A Demonstration Project for the Illinois Tollway Utilizing Post-Consumer Asphalt Roofing Shingles

Project Details









Environmental Protection Agency
Illinois Tollway

Principal Investigator
Chris Williams

Director, AMPP

About the research

As the cost of construction materials continue to rise and place financial constraints on transportation agencies, engineers are looking for sustainable methods that minimize construction costs and optimize the selection of materials used in asphalt pavements. Two methods that are beginning to receive considerable attention for highway construction are adding post-consumer recycled asphalt shingles (RAS) to hot mix asphalt (HMA) and increasing the percentage of reclaimed asphalt pavement being added to HMA through the process of fractionation.

The objective of this research is to characterize the effects of post-consumer RAS on the laboratory performance of HMA and its compatibility with fractionated recycled asphalt pavement (FRAP).

In the summer of 2009, a field demonstration project was conducted by the Illinois Tollway on the Jane Addams Memorial Tollway (I-90). Eight mix designs containing zero or five percent RAS and varying percentages of FRAP were developed and placed in the pavement shoulder. Production and laboratory prepared samples of the mixes were obtained for dynamic modulus, flow number, moisture sensitivity, beam fatigue, and fracture energy tests in addition to binder extraction and subsequent characterization. From the dynamic modulus testing, master curves were constructed to characterize the stress/strain response of the HMA samples. From the extracted binders, a suite of Superpave tests was conducted at different temperatures and frequencies to build master curves for analyzing how the addition of RAS binder affected the rheological properties of the mix binder blend. A statistical analysis was performed on the dynamic modulus and flow number test results to determine how the behavior of the asphalt materials containing RAS differed from the behavior of the asphalt materials not containing RAS when varying percentages of FRAP were a part of the mix designs.
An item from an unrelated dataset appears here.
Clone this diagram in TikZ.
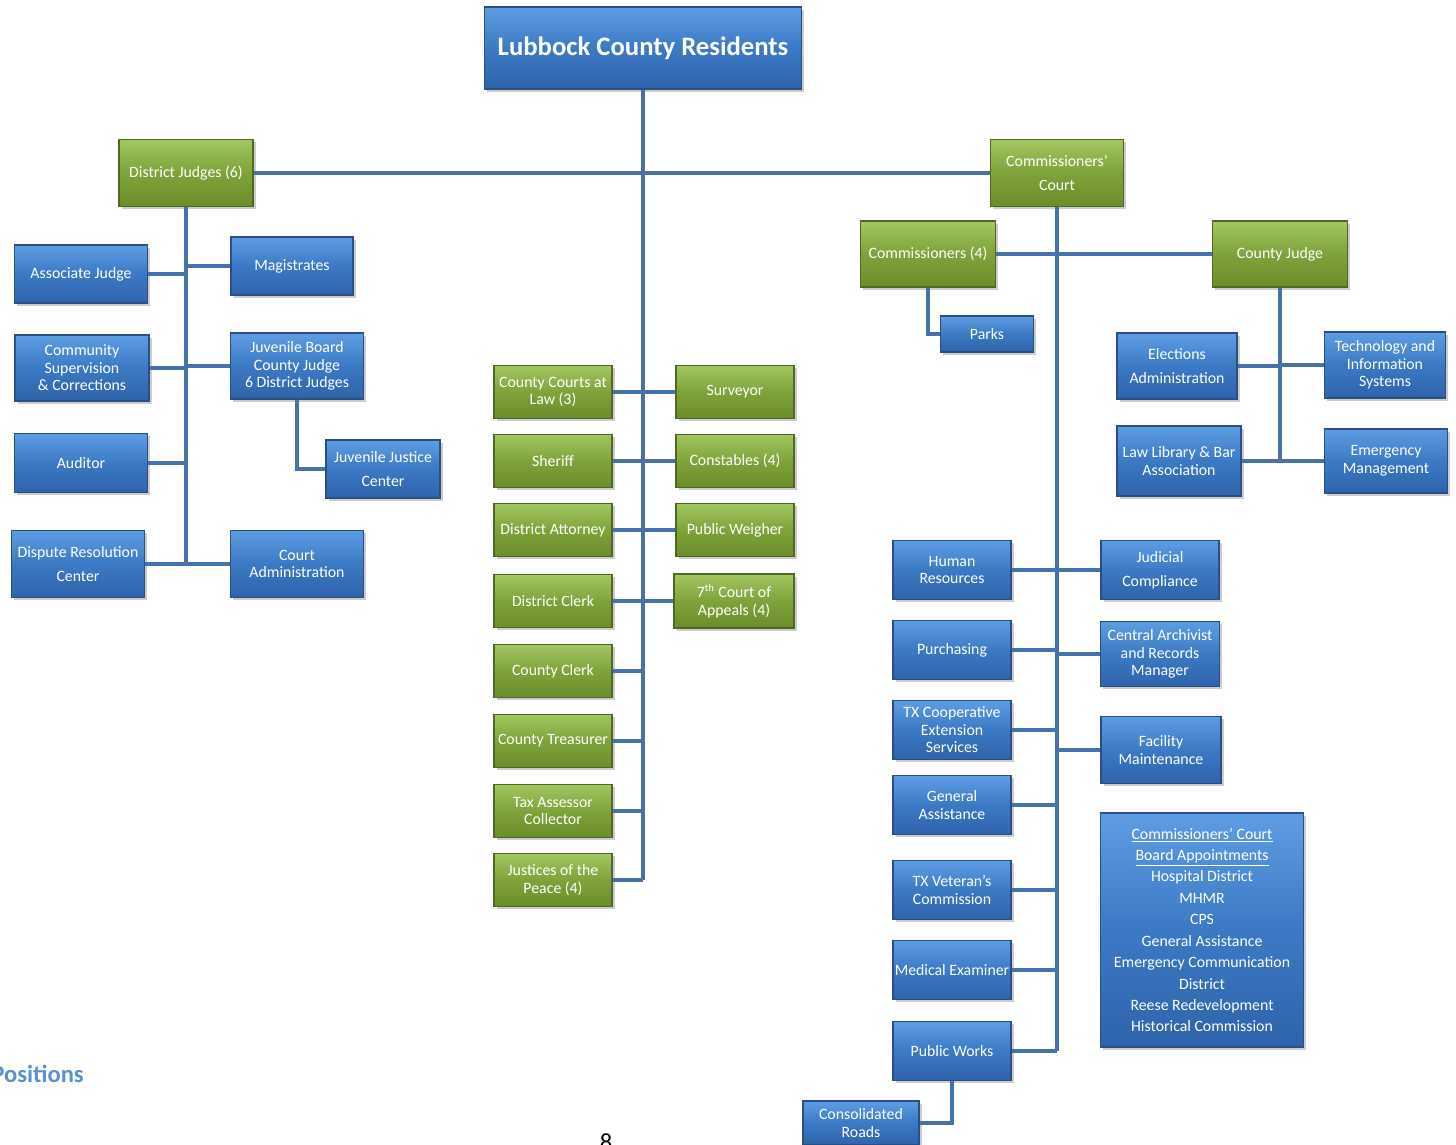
\documentclass[tikz,border=0pt]{standalone}
\usepackage{fontspec}
\setmainfont{Carlito}
\usetikzlibrary{shadows}

\definecolor{linkblue}{HTML}{4672A9}
\definecolor{boxtop}{HTML}{5E9DE2}
\definecolor{boxmid}{HTML}{3C79C5}
\definecolor{boxbot}{HTML}{2E63AA}
\definecolor{boxedge}{HTML}{2A4F80}
\definecolor{grtop}{HTML}{A2C660}
\definecolor{grmid}{HTML}{7FA33B}
\definecolor{grbot}{HTML}{6A8C2B}
\definecolor{gredge}{HTML}{4F6823}
\definecolor{postext}{HTML}{5A8FD8}

\tikzset{
  box/.style = {draw=boxedge, line width=0.8pt, top color=boxtop, bottom color=boxbot, middle color=boxmid,
    text=white, align=center, inner sep=1pt, font=\fontsize{9}{10}\selectfont,
    drop shadow={shadow xshift=1.5pt, shadow yshift=-1.5pt, opacity=0.4}},
  greenbox/.style = {box, draw=gredge, top color=grtop, bottom color=grbot, middle color=grmid},
  sz/.style 2 args = {minimum width=#1*0.02cm, minimum height=#2*0.02cm},
  link/.style = {draw=linkblue, line width=2.8pt}
}

\begin{document}
\begin{tikzpicture}[x=0.02cm, y=-0.02cm]

    \useasboundingbox (0,0) rectangle (1456,1145);

    % Top
    \node [box, sz={317}{82}, font=\fontsize{15.2}{18}\selectfont\bfseries] (res) at (643,48) {Lubbock County Residents};
    \node [greenbox, sz={134}{67}] (dj) at (186,173) {District Judges (6)};
    \node [greenbox, sz={133}{67}] (ccourt) at (1057,173) {Commissioners’\\[3.5pt] Court};

    % District Judges branch
    \node [box, sz={133}{58}] (asj) at (81,274) {Associate Judge};
    \node [box, sz={122}{58}] (mag) at (292,266) {Magistrates};
    \node [box, sz={134}{66}] (csc) at (82,368) {Community\\ Supervision\\ \& Corrections};
    \node [box, sz={133}{66}] (jb) at (297,366) {Juvenile Board\\ County Judge\\ 6 District Judges};
    \node [box, sz={133}{59}] (aud) at (81,463) {Auditor};
    \node [box, sz={114}{58}] (jjc) at (383,469) {Juvenile Justice\\[3.5pt] Center};
    \node [box, sz={133}{67}] (drc) at (78,564) {Dispute Resolution\\[3.5pt] Center};
    \node [box, sz={133}{67}] (cadm) at (297,564) {Court\\ Administration};

    % Elected offices
    \node [greenbox, sz={118}{53}] (ccl) at (553,392) {County Courts at\\ Law (3)};
    \node [greenbox, sz={118}{53}] (sher) at (553,461) {Sheriff};
    \node [greenbox, sz={118}{53}] (da) at (553,530) {District Attorney};
    \node [greenbox, sz={118}{53}] (dclk) at (553,601) {District Clerk};
    \node [greenbox, sz={118}{53}] (cclk) at (553,671) {County Clerk};
    \node [greenbox, sz={118}{53}] (ctre) at (553,741) {County Treasurer};
    \node [greenbox, sz={118}{53}] (tax) at (553,811) {Tax Assessor\\ Collector};
    \node [greenbox, sz={118}{53}] (jp) at (553,880) {Justices of the\\ Peace (4)};
    \node [greenbox, sz={118}{53}] (surv) at (735,392) {Surveyor};
    \node [greenbox, sz={118}{53}] (const) at (735,461) {Constables (4)};
    \node [greenbox, sz={118}{53}] (pweigh) at (735,530) {Public Weigher};
    \node [greenbox, sz={120}{54}] (coa) at (734,601) {7\textsuperscript{th} Court of\\ Appeals (4)};

    % Commissioners' Court branch
    \node [greenbox, sz={135}{66}] (comm) at (928,254) {Commissioners (4)};
    \node [greenbox, sz={135}{66}] (cj) at (1280,254) {County Judge};
    \node [box, sz={93}{36}] (parks) at (987,334) {Parks};
    \node [box, sz={120}{66}] (elec) at (1177,366) {Elections\\[3.5pt] Administration};
    \node [box, sz={121}{66}] (tech) at (1385,365) {Technology and\\ Information\\ Systems};
    \node [box, sz={124}{70}] (law) at (1179,461) {Law Library \& Bar\\ Association};
    \node [box, sz={123}{64}] (emer) at (1386,461) {Emergency\\ Management};

    \node [box, sz={118}{59}] (hr) at (952,570) {Human\\ Resources};
    \node [box, sz={118}{59}] (purch) at (952,650) {Purchasing};
    \node [box, sz={118}{59}] (txc) at (952,730) {TX Cooperative\\ Extension\\ Services};
    \node [box, sz={118}{59}] (gen) at (952,805) {General\\ Assistance};
    \node [box, sz={118}{59}] (vet) at (952,890) {TX Veteran’s\\ Commission};
    \node [box, sz={118}{59}] (med) at (952,970) {Medical Examiner};
    \node [box, sz={118}{59}] (pw) at (952,1051) {Public Works};
    \node [box, sz={116}{44}] (roads) at (861,1123) {Consolidated\\ Roads};
    \node [box, sz={118}{59}] (judc) at (1160,570) {Judicial\\[3.5pt] Compliance};
    \node [box, sz={119}{65}] (arch) at (1160,654) {Central Archivist\\ and Records\\ Manager};
    \node [box, sz={120}{67}] (fac) at (1161,750) {Facility\\ Maintenance};
    \node [box, sz={203}{234}, font=\fontsize{9}{12.2}\selectfont] (board) at (1202,930)
        {\underline{Commissioners’ Court}\\ \underline{Board Appointments}\\ Hospital District\\ MHMR\\ CPS\\
         General Assistance\\ Emergency Communication\\ District\\ Reese Redevelopment\\ Historical Commission};

    % Connectors
    \draw [link] (res.south) -- (res.south |- jp.east);
    \draw [link] (dj.east) -- (ccourt.west);
    \draw [link] (dj.south) -- (dj.south |- drc.east);
    \foreach \n in {asj, csc, aud, drc}
        \draw [link] (\n.east) -- (\n.east -| dj.south);
    \foreach \n in {mag, jb, cadm}
        \draw [link] (\n.west) -- (\n.west -| dj.south);
    \draw [link] (jb.south) |- (jjc.west);

    \foreach \n in {ccl, sher, da, dclk, cclk, ctre, tax, jp}
        \draw [link] (\n.east) -- (\n.east -| res.south);
    \foreach \n in {surv, const, pweigh, coa}
        \draw [link] (\n.west) -- (\n.west -| res.south);

    \draw [link] (ccourt.south) -- (ccourt.south |- pw.east);
    \draw [link] (comm.east) -- (cj.west);
    \draw [link] (comm.south) |- (parks.west);
    \draw [link] (cj.south) -- (cj.south |- emer.west);
    \foreach \n in {elec, law}
        \draw [link] (\n.east) -- (\n.east -| cj.south);
    \foreach \n in {tech, emer}
        \draw [link] (\n.west) -- (\n.west -| cj.south);
    \foreach \n in {hr, purch, txc, gen, vet, med, pw}
        \draw [link] (\n.east) -- (\n.east -| ccourt.south);
    \foreach \n in {judc, arch, fac}
        \draw [link] (\n.west) -- (\n.west -| ccourt.south);
    \draw [link] (pw.south) |- (roads.east);

    % Page text
    \node [anchor=west, inner sep=0pt, text=postext, font=\fontsize{14}{16}\selectfont\bfseries] (pos) at (-9,1074) {Positions};
    \node [anchor=north, inner sep=0pt, font=\fontsize{14}{16}\selectfont] (pg) at (606,1133) {8};

\end{tikzpicture}
\end{document}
Laboratory test results indicate that the mixes containing five percent RAS with less than 40 percent recycled materials exhibit an increased resistance to permanent deformation while maintaining satisfactory performance to fatigue stresses, low temperature cracking, and freeze-thaw durability. Although the low temperature binder performance grade increased with the addition of recycled materials, the mix performance test results did not follow that trend, indicating fibers in the RAS materials likely contributed to the performance of the mixtures.